Aggregate is quite a fast one, but you can use an sapply solution to parallelize the code. This can easily be done on Windows using snowfall
:
require(snowfall)
sfInit(parallel=TRUE,cpus=2)
sfExport("Data")
ID <- unique(Data$ID)
CombNames <- sfSapply(ID,function(i){
paste(Data$Names[Data$ID==i],collapse=" | ")
})
data.frame(ID,CombNames)
sfStop()
The parallel version will give you an extra speedup, but the single sapply solution is actually slower than aggregate. Tapply is a bit faster, but can't be parallelized using snowfall. on my computer :
n <- 3000
m <- 3
Data <- data.frame( ID = rep(1:n,m),
Names=rep(LETTERS[1:m],each=n))
# using snowfall for parallel sapply
system.time({
ID <- unique(Data$ID)
CombNames <- sfSapply(ID,function(i){
paste(Data$Names[Data$ID==i],collapse=" | ")
})
data.frame(ID,CombNames)
})
user system elapsed
0.02 0.00 0.33
# using tapply
system.time({
CombNames <- tapply(Data$Names,Data$ID,paste,collapse=" | ")

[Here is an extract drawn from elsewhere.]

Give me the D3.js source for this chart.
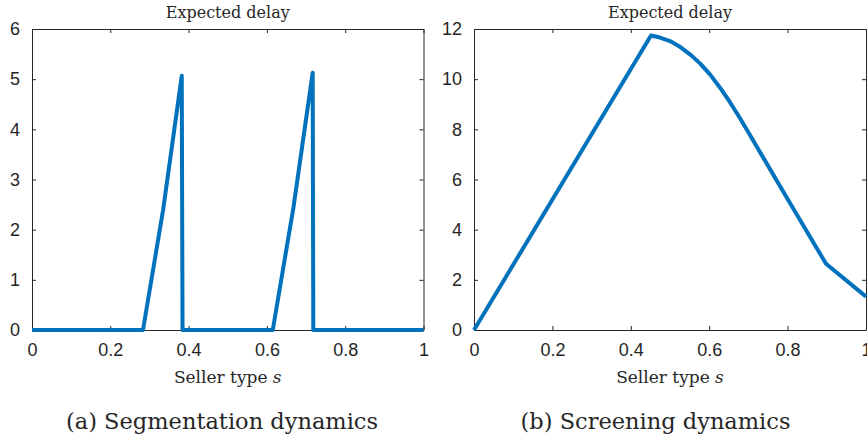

data.frame(ID=names(CombNames),CombNames)
})
user system elapsed
0.44 0.00 0.44
# using aggregate
system.time(
aggregate(Names ~ ID, data=Data, FUN=paste, collapse=" | ")
)
user system elapsed
0.47 0.00 0.47
# using the normal sapply
system.time({
ID <- unique(Data$ID)
CombNames <- sapply(ID,function(i){
paste(Data$Names[Data$ID==i],collapse=" | ")
})
data.frame(ID,CombNames)
})
user system elapsed
0.75 0.00 0.75
Note:
For the record, the better sapply-solution would be :
CombNames <- sapply(split(Data$Names,Data$ID),paste,collapse=" | ")
data.frame(ID=names(CombNames),CombNames)
which is equivalent to tapply. But parallelizing this one is actually slower, as you have to move more data around within the sfSapply
. The speed comes from copying the dataset to every cpu. This is what you have to keep in mind when your dataset is huge : you'll pay the speed with more memory usage.